In this Sunday’s Gospel reading the listener is confronted with several jarring sayings by Jesus. If someone insultingly strikes you on the right cheek, Jesus tells us, don’t protest or strike them back, but instead offer them the other cheek as well. If someone demands that you give them your coat, do not resist, but instead give them all the rest of your clothes as well. Love not only those who show you love but love your enemies as well.
To grasp the significance of these sayings we must understand their context in Matthew’s Gospel, which contains two of the most important summaries of Jesus teaching, the Beatitudes and the Lord’s Prayer. These teachings are part of a long section we call the Sermon on the Mount.
Various approaches have been used to understand this material throughout human history. Because of the hard sayings we find here and the difficult moral demands they make, some have been tempted to ignore them. Jesus’ teachings are delightful but completely impractical for our daily life.
In contrast with this, St. Augustine saw the Sermon on the Mount as a charter of the Christian life, or a compendium of the moral teachings of Christ in their perfection. St. Augustine also believed that these teachings are applicable to all Christians. The Beatitudes represent the journey of the human soul towards God. They can only be understood through an understanding of conversion. Later the petitions of the Lord’s prayer will repeat these same teachings.
St. Thomas of Aquinas takes this a step further. He sees the Sermon as the charter of the New or Evangelical Law. Echoing St. Thomas, the Catechism notes, “The New Law is the grace of the Holy Spirit received by faith in Christ, operating through charity. It finds expression above all in the Lord’s Sermon on the Mount and uses the sacraments to communicate grace to us” (CCC 1983).

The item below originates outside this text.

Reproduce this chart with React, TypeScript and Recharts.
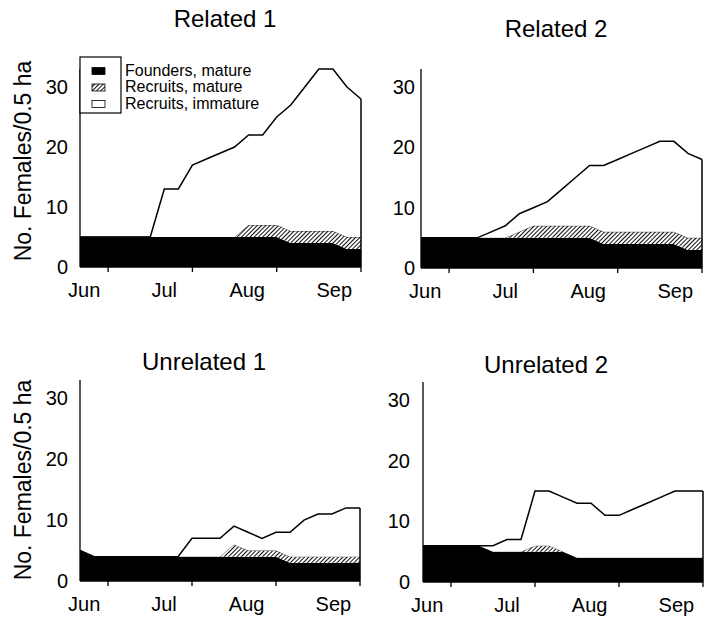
import React from "react";
import { AreaChart, Area, XAxis, YAxis, ReferenceLine } from "recharts";

// ---------- data ----------
const DAYS = [0, 5, 10, 15, 20, 25, 30, 35, 40, 45, 50, 55, 60, 65, 70, 75, 80, 85, 90, 95, 100];
const MONTH_LABELS = ["Jun", "Jul", "Aug", "Sep"];
const MONTH_LABEL_DAYS = [1.5, 30, 59.5, 90.5];
const TICK_MARK_DAYS = [10, 40, 70, 100];
const Y_TICKS = [0, 10, 20, 30];
const Y_MAX = 33;
const X_MAX = 100;

const SERIES_NAMES = ["Founders, mature", "Recruits, mature", "Recruits, immature"];
const PANEL_TITLES = ["Related 1", "Related 2", "Unrelated 1", "Unrelated 2"];
const Y_LABEL = "No. Females/0.5 ha";

// Related 1
const R1_FOUNDERS = [5, 5, 5, 5, 5, 5, 5, 5, 5, 5, 5, 5, 5, 5, 5, 4, 4, 4, 4, 3, 3];
const R1_REC_MATURE = [0, 0, 0, 0, 0, 0, 0, 0, 0, 0, 0, 0, 2, 2, 2, 2, 2, 2, 2, 2, 2];
const R1_REC_IMMATURE = [0, 0, 0, 0, 0, 0, 8, 8, 12, 13, 14, 15, 15, 15, 18, 21, 24, 27, 27, 25, 23];

// Related 2
const R2_FOUNDERS = [5, 5, 5, 5, 5, 5, 5, 5, 5, 5, 5, 5, 5, 4, 4, 4, 4, 4, 4, 3, 3];
const R2_REC_MATURE = [0, 0, 0, 0, 0, 0, 0, 1, 2, 2, 2, 2, 2, 2, 2, 2, 2, 2, 2, 2, 2];
const R2_REC_IMMATURE = [0, 0, 0, 0, 0, 1, 2, 3, 3, 4, 6, 8, 10, 11, 12, 13, 14, 15, 15, 14, 13];

// Unrelated 1
const U1_FOUNDERS = [5, 4, 4, 4, 4, 4, 4, 4, 4, 4, 4, 4, 4, 4, 4, 3, 3, 3, 3, 3, 3];
const U1_REC_MATURE = [0, 0, 0, 0, 0, 0, 0, 0, 0, 0, 0, 2, 1, 1, 1, 1, 1, 1, 1, 1, 1];
const U1_REC_IMMATURE = [0, 0, 0, 0, 0, 0, 0, 0, 3, 3, 3, 3, 3, 2, 3, 4, 6, 7, 7, 8, 8];

// Unrelated 2
const U2_FOUNDERS = [6, 6, 6, 6, 6, 5, 5, 5, 5, 5, 5, 4, 4, 4, 4, 4, 4, 4, 4, 4, 4];
const U2_REC_MATURE = [0, 0, 0, 0, 0, 0, 0, 0, 1, 1, 0, 0, 0, 0, 0, 0, 0, 0, 0, 0, 0];
const U2_REC_IMMATURE = [0, 0, 0, 0, 0, 1, 2, 2, 9, 9, 9, 9, 9, 7, 7, 8, 9, 10, 11, 11, 11];

const PANEL_SERIES = [
  [R1_FOUNDERS, R1_REC_MATURE, R1_REC_IMMATURE],
  [R2_FOUNDERS, R2_REC_MATURE, R2_REC_IMMATURE],
  [U1_FOUNDERS, U1_REC_MATURE, U1_REC_IMMATURE],
  [U2_FOUNDERS, U2_REC_MATURE, U2_REC_IMMATURE],
];

// ---------- layout / style ----------
const FONT = '"Liberation Sans", Arial, Helvetica, sans-serif';
const Y_AXIS_W = 60;
const M_TOP = 10;
const M_RIGHT = 8;
const X_AXIS_H = 40;

const PANEL_LAYOUT = [
  { plotLeft: 80, plotTop: 69, plotW: 281, plotH: 198, tickGap: 12, titleX: 225, titleY: 27 },
  { plotLeft: 421, plotTop: 69, plotW: 281, plotH: 199, tickGap: 6, titleX: 556, titleY: 37 },
  { plotLeft: 80, plotTop: 380, plotW: 280, plotH: 201, tickGap: 12, titleX: 204, titleY: 370 },
  { plotLeft: 423, plotTop: 382, plotW: 280, plotH: 200, tickGap: 13, titleX: 546, titleY: 373 },
];
const Y_LABEL_POS = [
  { x: 31, y: 161 },
  { x: 31, y: 480 },
];
const SERIES_FILLS = ["#000", "url(#hatch)", "#fff"];

const XTick = (props: any) => {
  const { x, y, payload } = props;
  const idx = MONTH_LABEL_DAYS.indexOf(payload.value);
  if (idx >= 0) {
    return (
      <text x={x} y={y + 30} textAnchor="middle" fontSize={20} fontFamily={FONT} fill="#000">
        {MONTH_LABELS[idx]}
      </text>
    );
  }
  return <line x1={x} y1={y} x2={x} y2={y + 5} stroke="#000" strokeWidth={1.3} />;
};

function Panel({ index }: { index: number }) {
  const L = PANEL_LAYOUT[index];
  const [F, M, I] = PANEL_SERIES[index];
  const data = DAYS.map((d, i) => ({ day: d, founders: F[i], recMature: M[i], recImmature: I[i] }));
  const last = DAYS.length - 1;
  const lastTotal = F[last] + M[last] + I[last];
  return (
    <div style={{ position: "absolute", left: L.plotLeft - Y_AXIS_W, top: L.plotTop - M_TOP }}>
      <AreaChart
        width={Y_AXIS_W + L.plotW + M_RIGHT}
        height={M_TOP + L.plotH + X_AXIS_H}
        data={data}
        margin={{ top: M_TOP, right: M_RIGHT, bottom: 0, left: 0 }}
      >
        <XAxis
          type="number"
          dataKey="day"
          domain={[0, X_MAX]}
          ticks={[...MONTH_LABEL_DAYS, ...TICK_MARK_DAYS]}
          interval={0}
          tick={<XTick />}
          tickLine={false}
          tickSize={0}
          tickMargin={0}
          height={X_AXIS_H}
          axisLine={{ stroke: "#000", strokeWidth: 1.3 }}
        />
        <YAxis
          type="number"
          domain={[0, Y_MAX]}
          ticks={Y_TICKS}
          interval={0}
          width={Y_AXIS_W}
          tickLine={false}
          tickSize={0}
          tickMargin={L.tickGap}
          tick={{ fill: "#000", fontSize: 20, fontFamily: FONT }}
          axisLine={{ stroke: "#000", strokeWidth: 1.3 }}
        />
        <Area
          type="linear"
          dataKey="founders"
          name={SERIES_NAMES[0]}
          stackId="s"
          fill={SERIES_FILLS[0]}
          fillOpacity={1}
          stroke="none"
          isAnimationActive={false}
        />
        <Area
          type="linear"
          dataKey="recMature"
          name={SERIES_NAMES[1]}
          stackId="s"
          fill={SERIES_FILLS[1]}
          fillOpacity={1}
          stroke="#000"
          strokeWidth={0.7}
          isAnimationActive={false}
        />
        <Area
          type="linear"
          dataKey="recImmature"
          name={SERIES_NAMES[2]}
          stackId="s"
          fill={SERIES_FILLS[2]}
          fillOpacity={1}
          stroke="#000"
          strokeWidth={1.5}
          isAnimationActive={false}
        />
        <ReferenceLine
          segment={[
            { x: X_MAX, y: 0 },
            { x: X_MAX, y: lastTotal },
          ]}
          stroke="#000"
          strokeWidth={1.5}
          ifOverflow="visible"
        />
      </AreaChart>
    </div>
  );
}

function Overlay() {
  const box = { x: 80, y: 57, w: 41, h: 56 };
  const sw = { x: 92, w: 13, h: 7 };
  const lineBase = [75.5, 92, 108.5];
  return (
    <svg
      width={710}
      height={630}
      style={{ position: "absolute", left: 0, top: 0, pointerEvents: "none" }}
    >
      <defs>
        <pattern id="hatch" width={3} height={3} patternUnits="userSpaceOnUse" patternTransform="rotate(45)">
          <rect width={3} height={3} fill="#fff" />
          <line x1={0} y1={0} x2={0} y2={3} stroke="#000" strokeWidth={1.9} />
        </pattern>
      </defs>
      {PANEL_TITLES.map((t, i) => (
        <text
          key={t}
          x={PANEL_LAYOUT[i].titleX}
          y={PANEL_LAYOUT[i].titleY}
          textAnchor="middle"
          fontSize={24}
          fontFamily={FONT}
          fill="#000"
        >
          {t}
        </text>
      ))}
      {Y_LABEL_POS.map((p, i) => (
        <text
          key={i}
          x={p.x}
          y={p.y}
          transform={`rotate(-90, ${p.x}, ${p.y})`}
          textAnchor="middle"
          fontSize={23}
          fontFamily={FONT}
          fill="#000"
        >
          {Y_LABEL}
        </text>
      ))}
      {/* legend */}
      <rect x={box.x} y={box.y} width={box.w} height={box.h} fill="#fff" stroke="#000" strokeWidth={1.2} />
      {SERIES_NAMES.map((name, i) => (
        <g key={name}>
          <rect
            x={sw.x}
            y={lineBase[i] - 8}
            width={sw.w}
            height={sw.h}
            fill={SERIES_FILLS[i]}
            stroke="#000"
            strokeWidth={0.8}
          />
          <text x={125} y={lineBase[i]} fontSize={16} fontFamily={FONT} fill="#000">
            {name}
          </text>
        </g>
      ))}
    </svg>
  );
}

export default function App() {
  return (
    <div style={{ position: "absolute", left: 0, top: 0, width: 710, height: 630, background: "#fff" }}>
      {PANEL_LAYOUT.map((_, i) => (
        <Panel key={i} index={i} />
      ))}
      <Overlay />
    </div>
  );
}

Rather than a legal text which sees God as legislator, the New Law is the direct action of the Holy Spirit upon the hearts of the faithful. It is what St. Paul calls the life in the Spirit. It represents a conversion of our interior self which gives us grace to overcome weakness, to obtain God’s light and to be strengthened to fulfill the life in the Spirit. Rather than a life of mere duty and superficial conformity to the law, we are now driven from within towards a new freedom to pursue God out of love.
As the Catechism points out, “From the Sermon on the Mount onwards, Jesus insists on conversion of heart” (CCC 2608). Presuming our interior conversion, Jesus then talks about facing persecution, and being a witness in the world. Jesus reminds his disciples that the New Law is not lawless, but a fulfillment and perfection of the Old Law (Matthew 5:18-19).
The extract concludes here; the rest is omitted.